SpaceX to launch 24 Starlink missions next year? SpaceX president Gwynne Shotwell was in Paris, too, and said that her company could fly as many as 24 rockets dedicated to carrying satellites for its new internet satellite fleet, Starlink. That, alongside commitments to NASA, the US Air Force, and commercial customers would mean outstripping SpaceX’s 21-launch record in 2018 or this year’s ceiling of 18 flights. The biggest factor in SpaceX’s schedule is likely to be when exactly the company’s astronaut-carrying spacecraft gets NASA approval.
Blue Origin hires a chief scientist. Bezos scooped up Cornell astronomer Steve Squyres to be the chief scientist at his space company. Squyres, among other work, led the recently-concluded mission that put the Spirit and Opportunity rovers on the surface of Mars.

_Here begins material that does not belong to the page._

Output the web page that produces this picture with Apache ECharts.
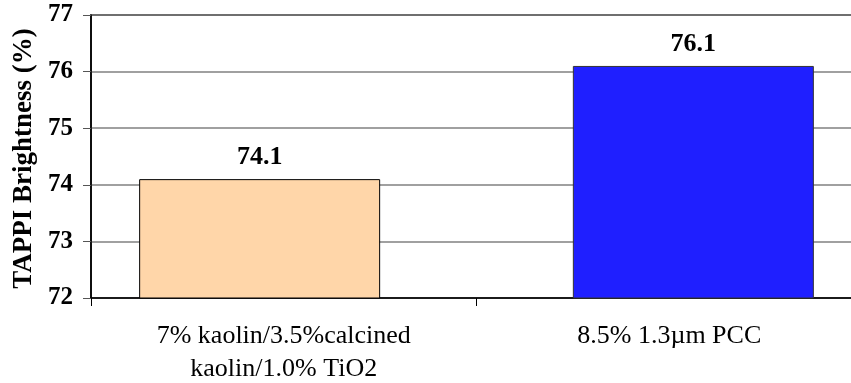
<!DOCTYPE html>
<html>
<head>
<meta charset="utf-8">
<script src="https://cdn.jsdelivr.net/npm/echarts@6/dist/echarts.min.js"></script>
<style>
  html, body { margin: 0; padding: 0; background: #fff; }
  #chart { width: 851px; height: 383px; }
</style>
</head>
<body>
<div id="chart"></div>
<script>
// Filler formulations and measured brightness
const categories = ['7% kaolin/3.5%calcined\nkaolin/1.0% TiO2', '8.5% 1.3\u00b5m PCC'];
const kaolinBlend = [74.1, '-'];
const pccOnly = ['-', 76.1];
const yTicks = { min: 72, max: 77, step: 1 };
const yTitle = 'TAPPI Brightness (%)';

const serif = "'Liberation Serif', 'Times New Roman', serif";

const chart = echarts.init(document.getElementById('chart'), null, { renderer: 'canvas' });

const labelStyle = {
  show: true,
  position: 'top',
  distance: 9,
  fontFamily: serif,
  fontWeight: 'bold',
  fontSize: 26,
  color: '#000',
  formatter: p => p.value.toFixed(1)
};

chart.setOption({
  animation: false,
  backgroundColor: '#fff',
  grid: {
    left: 91, top: 15, right: -11, bottom: 85,
    containLabel: false,
    outerBoundsMode: 'none',
    show: true, borderColor: '#000', borderWidth: 1.5,
    backgroundColor: 'transparent'
  },
  xAxis: {
    type: 'category',
    data: categories,
    axisLine: { lineStyle: { color: '#000', width: 1.5 } },
    axisTick: { show: true, length: 8, interval: 0, lineStyle: { color: '#000' } },
    axisLabel: {
      interval: 0,
      margin: 22,
      fontFamily: serif,
      fontSize: 26,
      lineHeight: 33,
      color: '#000',
      verticalAlign: 'top'
    },
    splitLine: { show: false }
  },
  yAxis: {
    type: 'value',
    min: yTicks.min,
    max: yTicks.max,
    interval: yTicks.step,
    name: yTitle,
    nameLocation: 'middle',
    nameGap: 67,
    nameRotate: 90,
    nameMoveOverlap: false,
    nameTextStyle: {
      fontFamily: serif,
      fontWeight: 'bold',
      fontSize: 27,
      color: '#000',
      verticalAlign: 'middle',
      padding: [0, 4, 0, 0]
    },
    axisLine: { show: true, lineStyle: { color: '#000', width: 1.5 } },
    axisTick: { show: true, length: 8, lineStyle: { color: '#555' } },
    axisLabel: {
      margin: 18,
      fontFamily: serif,
      fontWeight: 'bold',
      fontSize: 25,
      color: '#000'
    },
    splitLine: { show: true, lineStyle: { color: '#808080', width: 1.5 } }
  },
  series: [
    {
      type: 'bar',
      data: kaolinBlend,
      barWidth: 241,
      barGap: '-80%',
      itemStyle: { color: '#FFD6A9', borderColor: '#000', borderWidth: 1 },
      label: labelStyle
    },
    {
      type: 'bar',
      data: pccOnly,
      barWidth: 241,
      itemStyle: { color: '#1F1FFF', borderColor: '#333', borderWidth: 1 },
      label: labelStyle
    }
  ]
});
</script>
</body>
</html>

The expertise of the latest member of Bezos’ Seattle space menagerie will no doubt be useful as Blue plots missions to the moon.
For spy satellite dorks. We learned a lot about the powers of US spy satellites the other week, but what’s the back-story? Space policy wonk Brian Weeden recommends this in-depth article on the history of US spy satellites. I’m still flabbergasted every time I remember that early spy satellites dropped their film in parachute-equipped capsules for American planes to snag from the sky.